Microstructural evolution of the system Ni–ZrO 2–SiO 2 synthesized by the sol–gel process

Abstract

The analysis of the structural changes corresponding with composition and temperature is fundamental for understanding the applications of ceramic glass. In particular, the system ZrO 2–SiO 2 is commonly used in the ceramic industry due to the high chemical stability and superior resistance for dissolution during firing in glazes. This work is focused on the synthesis of Ni doped ZrO 2–SiO 2 powders with different Zr:Si molar ratios (20:80, 50:50 and 70:30) by sol–gel process. For purposes of comparison, un-doped ZrO 2–SiO 2 systems were also prepared. TEOS, zirconium propoxide and nickel chloride hexahydrate were used as precursors of the SiO 2, ZrO 2 and ion dopant, respectively. The obtained xerogels were thermally treated from 300 to 1300 °C in order to follow their structural evolution.
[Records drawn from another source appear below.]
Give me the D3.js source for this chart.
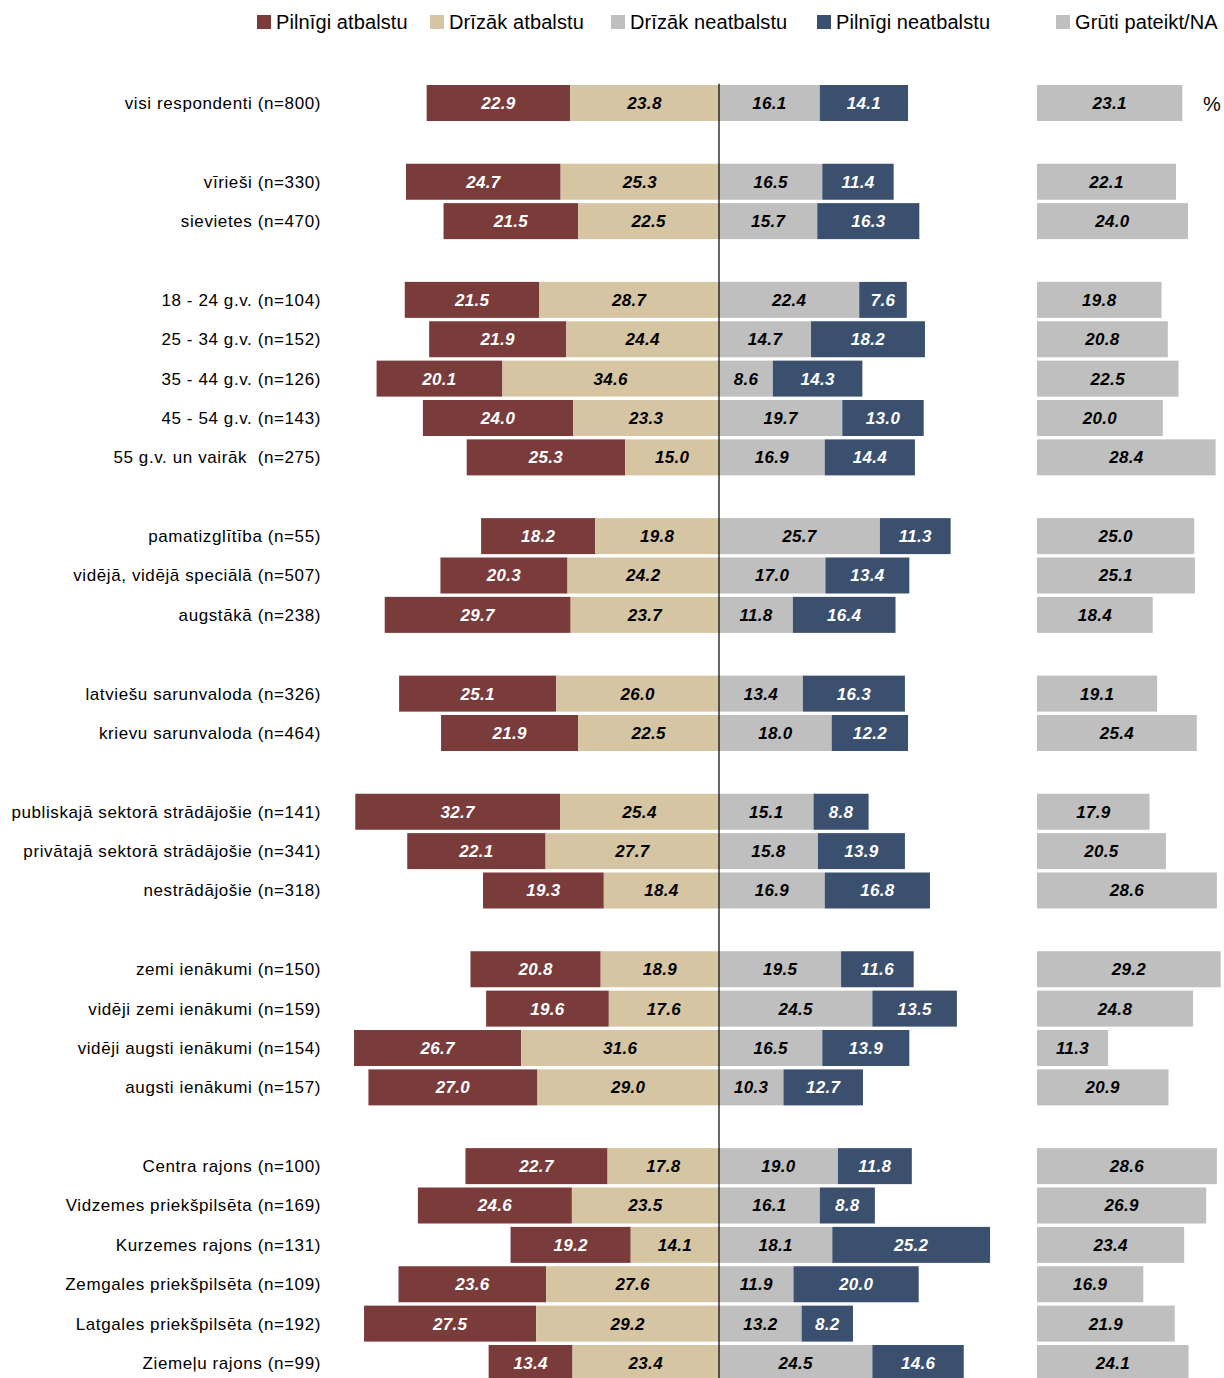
<!DOCTYPE html>
<html lang="lv">
<head>
<meta charset="utf-8">
<title>Atbalsts</title>
<style>
  body { margin: 0; background: #fff; }
  svg text { font-family: "Liberation Sans", Arial, sans-serif; }
</style>
</head>
<body>
<svg id="chart" width="1224" height="1378"></svg>
<script src="https://d3js.org/d3.v7.min.js"></script>
<script>
  // categories in drawing order, grouped (a blank row between groups)
  var categories = [
    "visi respondenti (n=800)",
    "vīrieši (n=330)", "sievietes (n=470)",
    "18 - 24 g.v. (n=104)", "25 - 34 g.v. (n=152)", "35 - 44 g.v. (n=126)",
    "45 - 54 g.v. (n=143)", "55 g.v. un vairāk  (n=275)",
    "pamatizglītība (n=55)", "vidējā, vidējā speciālā (n=507)", "augstākā (n=238)",
    "latviešu sarunvaloda (n=326)", "krievu sarunvaloda (n=464)",
    "publiskajā sektorā strādājošie (n=141)", "privātajā sektorā strādājošie (n=341)",
    "nestrādājošie (n=318)",
    "zemi ienākumi (n=150)", "vidēji zemi ienākumi (n=159)",
    "vidēji augsti ienākumi (n=154)", "augsti ienākumi (n=157)",
    "Centra rajons (n=100)", "Vidzemes priekšpilsēta (n=169)", "Kurzemes rajons (n=131)",
    "Zemgales priekšpilsēta (n=109)", "Latgales priekšpilsēta (n=192)", "Ziemeļu rajons (n=99)"
  ];
  var groupSizes = [1, 2, 5, 3, 2, 3, 4, 6];

  var seriesNames = ["Pilnīgi atbalstu", "Drīzāk atbalstu", "Drīzāk neatbalstu", "Pilnīgi neatbalstu", "Grūti pateikt/NA"];

  var fullySupport = [22.9, 24.7, 21.5, 21.5, 21.9, 20.1, 24.0, 25.3, 18.2, 20.3, 29.7, 25.1, 21.9,
                      32.7, 22.1, 19.3, 20.8, 19.6, 26.7, 27.0, 22.7, 24.6, 19.2, 23.6, 27.5, 13.4];
  var ratherSupport = [23.8, 25.3, 22.5, 28.7, 24.4, 34.6, 23.3, 15.0, 19.8, 24.2, 23.7, 26.0, 22.5,
                       25.4, 27.7, 18.4, 18.9, 17.6, 31.6, 29.0, 17.8, 23.5, 14.1, 27.6, 29.2, 23.4];
  var ratherOppose = [16.1, 16.5, 15.7, 22.4, 14.7, 8.6, 19.7, 16.9, 25.7, 17.0, 11.8, 13.4, 18.0,
                      15.1, 15.8, 16.9, 19.5, 24.5, 16.5, 10.3, 19.0, 16.1, 18.1, 11.9, 13.2, 24.5];
  var fullyOppose = [14.1, 11.4, 16.3, 7.6, 18.2, 14.3, 13.0, 14.4, 11.3, 13.4, 16.4, 16.3, 12.2,
                     8.8, 13.9, 16.8, 11.6, 13.5, 13.9, 12.7, 11.8, 8.8, 25.2, 20.0, 8.2, 14.6];
  var hardToSay = [23.1, 22.1, 24.0, 19.8, 20.8, 22.5, 20.0, 28.4, 25.0, 25.1, 18.4, 19.1, 25.4,
                   17.9, 20.5, 28.6, 29.2, 24.8, 11.3, 20.9, 28.6, 26.9, 23.4, 16.9, 21.9, 24.1];

  var colors = ["#7a3b3b", "#d6c5a3", "#bfbfbf", "#3a506e", "#bfbfbf"];
  var textColors = ["#fff", "#000", "#000", "#fff", "#000"];

  var svg = d3.select("#chart");

  // slot index of each category, leaving an empty slot between groups
  var slots = [];
  var s = 0;
  groupSizes.forEach(function(n) {
    for (var j = 0; j < n; j++) { slots.push(s); s++; }
    s++;
  });
  var nSlots = s - 1;

  var step = 39.375;
  var yTop = 103 - step / 2;
  var y = d3.scaleBand()
    .domain(d3.range(nSlots))
    .range([yTop, yTop + nSlots * step])
    .paddingInner(0.0857)
    .paddingOuter(0.0428);

  var x = d3.scaleLinear().domain([0, 1]).range([719, 719 + 6.26]);
  var x2 = d3.scaleLinear().domain([0, 1]).range([1037, 1037 + 6.29]);

  var rows = categories.map(function(c, i) {
    var segs = [
      {s: 0, x0: -(fullySupport[i] + ratherSupport[i]), x1: -ratherSupport[i], v: fullySupport[i]},
      {s: 1, x0: -ratherSupport[i], x1: 0, v: ratherSupport[i]},
      {s: 2, x0: 0, x1: ratherOppose[i], v: ratherOppose[i]},
      {s: 3, x0: ratherOppose[i], x1: ratherOppose[i] + fullyOppose[i], v: fullyOppose[i]}
    ];
    return {label: c, slot: slots[i], segs: segs, na: hardToSay[i]};
  });

  var bw = y.bandwidth();

  var row = svg.selectAll("g.row")
    .data(rows)
    .join("g")
    .attr("class", "row")
    .attr("transform", function(d) { return "translate(0," + y(d.slot) + ")"; });

  row.append("text")
    .attr("x", 321)
    .attr("y", bw / 2)
    .attr("dy", "0.35em")
    .attr("text-anchor", "end")
    .attr("font-size", 17)
    .attr("letter-spacing", "0.6px")
    .style("white-space", "pre")
    .attr("fill", "#000")
    .text(function(d) { return d.label; });

  var seg = row.selectAll("g.seg")
    .data(function(d) { return d.segs; })
    .join("g")
    .attr("class", "seg");

  seg.append("rect")
    .attr("x", function(d) { return x(d.x0); })
    .attr("width", function(d) { return x(d.x1) - x(d.x0); })
    .attr("height", bw)
    .attr("fill", function(d) { return colors[d.s]; });

  seg.append("text")
    .attr("x", function(d) { return (x(d.x0) + x(d.x1)) / 2; })
    .attr("y", bw / 2)
    .attr("dy", "0.35em")
    .attr("text-anchor", "middle")
    .attr("font-size", 17)
    .attr("font-weight", "bold")
    .attr("font-style", "italic")
    .attr("letter-spacing", "0.3px")
    .attr("fill", function(d) { return textColors[d.s]; })
    .text(function(d) { return d.v.toFixed(1); });

  row.append("rect")
    .attr("x", x2(0))
    .attr("width", function(d) { return x2(d.na) - x2(0); })
    .attr("height", bw)
    .attr("fill", colors[4]);

  row.append("text")
    .attr("x", function(d) { return (x2(0) + x2(d.na)) / 2; })
    .attr("y", bw / 2)
    .attr("dy", "0.35em")
    .attr("text-anchor", "middle")
    .attr("font-size", 17)
    .attr("font-weight", "bold")
    .attr("font-style", "italic")
    .attr("letter-spacing", "0.3px")
    .attr("fill", "#000")
    .text(function(d) { return d.na.toFixed(1); });

  // center line
  svg.append("line")
    .attr("x1", x(0)).attr("x2", x(0))
    .attr("y1", yTop + 0.5).attr("y2", 1378)
    .attr("stroke", "#000")
    .attr("stroke-width", 1.2);

  svg.append("text")
    .attr("x", 1212)
    .attr("y", y(0) + bw / 2)
    .attr("dy", "0.4em")
    .attr("text-anchor", "middle")
    .attr("font-size", 20)
    .text("%");

  // legend
  var legendX = [257, 430, 611, 817, 1056];
  var leg = svg.selectAll("g.leg")
    .data(seriesNames)
    .join("g")
    .attr("class", "leg")
    .attr("transform", function(d, i) { return "translate(" + legendX[i] + ",15)"; });
  leg.append("rect")
    .attr("width", 14).attr("height", 14)
    .attr("fill", function(d, i) { return colors[i]; });
  leg.append("text")
    .attr("x", 19)
    .attr("y", 7)
    .attr("dy", "0.36em")
    .attr("font-size", 20)
    .attr("letter-spacing", "0.1px")
    .text(function(d) { return d; });
</script>
</body>
</html>
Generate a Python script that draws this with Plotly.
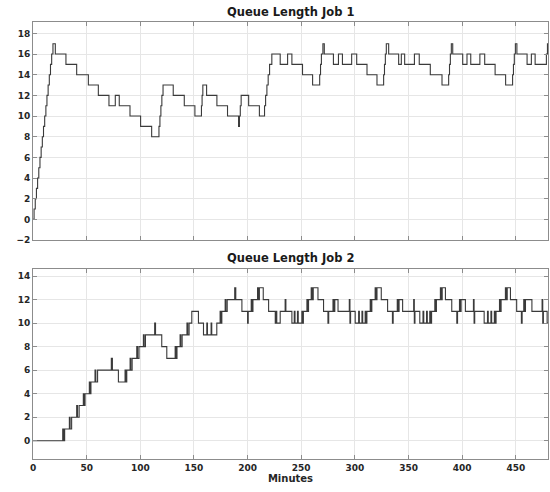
import plotly.graph_objects as go

# ---------------- data (event times in minutes, queue length after event) -------------
T_END = 480

job1_t = [0, 1.0, 2.1, 3.2, 4.3, 5.4, 6.5, 7.6, 8.7, 9.8, 10.9, 12.0, 13.0, 14.1, 15.2, 16.3, 17.4, 18.6,
          20.8, 30.7, 40.7, 51.6, 60.9, 70.8, 76.7, 80.4, 90.4, 100.3, 110.6,
          117.4, 118.3, 119.2, 120.1, 121.2, 130.7, 141.0, 150.9,
          157.0, 157.6, 158.3, 161.8, 171.4, 181.3, 191.6, 192.4, 193.2, 194.0, 201.0, 211.0,
          215.8, 216.8, 218.0, 219.2, 220.5, 222.6, 230.4, 237.3, 241.3, 251.2, 260.6,
          267.2, 268.0, 268.8, 270.2, 271.5, 280.0, 284.7, 288.4, 297.0, 301.7, 311.3, 320.6,
          326.8, 327.6, 328.4, 329.3, 331.5, 340.8, 343.3, 346.4, 355.5, 360.0, 370.3, 381.2,
          387.4, 388.2, 389.0, 389.9, 391.2, 400.5, 404.5, 408.0, 416.5, 421.0, 430.7, 440.5,
          447.0, 447.8, 448.6, 449.6, 451.0, 460.5, 464.5, 468.0, 478.5, 479.5]
job1_q = [0, 1, 2, 3, 4, 5, 6, 7, 8, 9, 10, 11, 12, 13, 14, 15, 16, 17,
          16, 15, 14, 13, 12, 11, 12, 11, 10, 9, 8,
          9, 10, 11, 12, 13, 12, 11, 10,
          11, 12, 13, 12, 11, 10, 9, 10, 11, 12, 11, 10,
          11, 12, 13, 14, 15, 16, 15, 16, 15, 14, 13,
          14, 15, 16, 17, 16, 15, 16, 15, 16, 15, 14, 13,
          14, 15, 16, 17, 16, 15, 16, 15, 16, 15, 14, 13,
          14, 15, 16, 17, 16, 15, 16, 15, 16, 15, 14, 13,
          14, 15, 16, 17, 16, 15, 16, 15, 16, 17]

job2_t = [0, 27.7, 28.5, 29.5, 33.9, 34.6, 36.0, 40.7, 41.5, 43.0, 46.9, 47.6, 48.5,
          52.5, 53.2, 54.0, 57.8, 58.6, 60.2, 73.0, 74.0, 79.6, 85.8, 86.6, 87.4,
          90.5, 91.2, 92.4, 96.7, 97.5, 98.8, 102.9, 103.6, 104.8, 113.4, 114.2,
          120.0, 124.7, 132.5, 133.3, 134.2, 137.1, 137.8, 139.0, 143.5, 144.3, 145.5,
          148.0, 154.2, 158.9, 162.0, 162.6, 166.0, 166.6, 171.3, 174.4, 175.2, 176.0,
          179.1, 179.8, 181.0, 188.0, 189.0, 194.7, 200.0, 200.6,
          203.4, 204.2, 205.0, 209.3, 210.2, 211.0, 214.6, 219.6, 225.8, 226.5, 227.2,
          230.4, 235.0, 235.7, 241.3, 243.5, 244.2, 246.5, 247.2,
          250.6, 251.3, 252.0, 255.3, 256.0, 256.8, 259.3, 260.3, 261.2,
          265.6, 270.8, 274.9, 275.6, 279.6, 280.5, 281.3, 284.3, 294.8, 295.4, 296.0,
          300.3, 303.5, 304.2, 306.6, 307.3, 309.6, 310.3, 311.2, 314.3, 315.0, 315.8,
          318.9, 319.8, 320.6, 324.6, 330.5, 335.0, 335.7, 339.5, 340.4, 341.2, 344.5,
          354.8, 355.4, 356.0, 360.5, 363.5, 364.2, 366.8, 367.5, 369.8, 370.5, 371.5,
          374.5, 375.2, 376.0, 379.7, 380.6, 381.4, 384.4, 390.3, 395.0, 395.7,
          397.5, 398.3, 399.0, 403.0, 410.5, 411.1, 411.7, 420.5, 423.6, 424.3, 426.8,
          427.5, 430.0, 430.7, 431.6, 434.8, 435.5, 436.3,
          440.3, 441.2, 442.0, 445.0, 450.8, 455.2, 455.9, 457.4, 458.2, 459.0, 465.0,
          474.5, 475.1, 475.7, 479.2]
job2_q = [0, 1, 0, 1, 2, 1, 2, 3, 2, 3, 4, 3, 4,
          5, 4, 5, 6, 5, 6, 7, 6, 5, 6, 5, 6,
          7, 6, 7, 8, 7, 8, 9, 8, 9, 10, 9,
          8, 7, 8, 7, 8, 9, 8, 9, 10, 9, 10,
          11, 10, 9, 10, 9, 10, 9, 10, 11, 10, 11,
          12, 11, 12, 13, 12, 11, 10, 11,
          12, 11, 12, 13, 12, 13, 12, 11, 10, 11, 10,
          11, 12, 11, 10, 11, 10, 11, 10,
          11, 10, 11, 12, 11, 12, 13, 12, 13,
          12, 11, 10, 11, 12, 11, 12, 11, 12, 10, 11,
          10, 11, 10, 11, 10, 11, 10, 11, 12, 11, 12,
          13, 12, 13, 12, 11, 10, 11, 12, 11, 12, 11,
          12, 10, 11, 10, 11, 10, 11, 10, 11, 10, 11,
          12, 11, 12, 13, 12, 13, 12, 11, 10, 11,
          12, 11, 12, 11, 12, 10, 11, 10, 11, 10, 11,
          10, 11, 10, 11, 12, 11, 12,
          13, 12, 13, 12, 11, 10, 11, 12, 11, 12, 11,
          12, 10, 11, 10]

x_ticks = [0, 50, 100, 150, 200, 250, 300, 350, 400, 450]
y1_ticks = [-2, 0, 2, 4, 6, 8, 10, 12, 14, 16, 18]
y2_ticks = [0, 2, 4, 6, 8, 10, 12, 14]

titles = ["Queue Length Job 1", "Queue Length Job 2"]
x_label = "Minutes"

# ---------------- figure ----------------
LINE = "#3a3a3a"
FONT = "DejaVu Sans"
tickfont = dict(family=FONT, size=9, color="#262626", weight="bold")

fig = go.Figure()
fig.add_trace(go.Scatter(x=job1_t + [T_END], y=job1_q + [job1_q[-1]], mode="lines",
                         line=dict(color=LINE, width=1.1, shape="hv"),
                         xaxis="x", yaxis="y", showlegend=False))
fig.add_trace(go.Scatter(x=job2_t + [T_END], y=job2_q + [job2_q[-1]], mode="lines",
                         line=dict(color=LINE, width=1.1, shape="hv"),
                         xaxis="x2", yaxis="y2", showlegend=False))

axis_common = dict(showline=True, linecolor="#8c8c8c", linewidth=1, mirror="ticks",
                   ticks="inside", ticklen=4, tickcolor="#8c8c8c", automargin=False,
                   showgrid=True, gridcolor="#e6e6e6", gridwidth=1, zeroline=False,
                   tickfont=tickfont)

fig.update_layout(
    width=550, height=492,
    margin=dict(l=33, r=2, t=22, b=33, autoexpand=False),
    paper_bgcolor="white", plot_bgcolor="white",
    xaxis=dict(domain=[0, 1], anchor="y", range=[0, T_END], tickvals=x_ticks,
               showticklabels=False, **axis_common),
    yaxis=dict(domain=[0.5011, 1], anchor="x", range=[-2, 19.1], tickvals=y1_ticks,
               **axis_common),
    xaxis2=dict(domain=[0, 1], anchor="y2", range=[0, T_END], tickvals=x_ticks,
                title=dict(text=x_label, font=dict(family=FONT, size=10, color="#262626", weight="bold"),
                           standoff=2),
                **axis_common),
    yaxis2=dict(domain=[0, 0.4348], anchor="x2", range=[-1.55, 14.6], tickvals=y2_ticks,
                **axis_common),
    annotations=[
        dict(text=titles[0], x=0.5, xref="paper", y=1, yref="paper", yshift=10,
             yanchor="middle", showarrow=False,
             font=dict(family=FONT, size=11.5, color="#1a1a1a", weight="bold")),
        dict(text=titles[1], x=0.5, xref="paper", y=0.4348, yref="paper", yshift=11,
             yanchor="middle", showarrow=False,
             font=dict(family=FONT, size=11.5, color="#1a1a1a", weight="bold")),
    ],
)

fig.write_html("out.html", config={"displayModeBar": False},
               post_script="document.body.style.margin='0';document.body.style.overflow='hidden';")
FT-IR results show the corresponding bands of the M–O bonds related to the formation of zircon at high temperatures, while XRD analyses display t-ZrO 2 with traces of m-ZrO 2 at the evaluated temperatures; also, between 1200 and 1300 °C, the zircon compound (ZrSiO 4) was detected. It was observed that inserting nickel as a dopant has a significant effect on the structural and morphological characteristics. From the comparison of the doped and un-doped specimens, we hypothesize that the presence of Ni and the heat treatment promote the stabilization and crystallization of the zircon phase at molar ratios higher than 50Zr:50Si, or Ni is incorporating into the ZrO 2 phase, provoking oxygen vacancies and leading to tetragonal phase stabilization.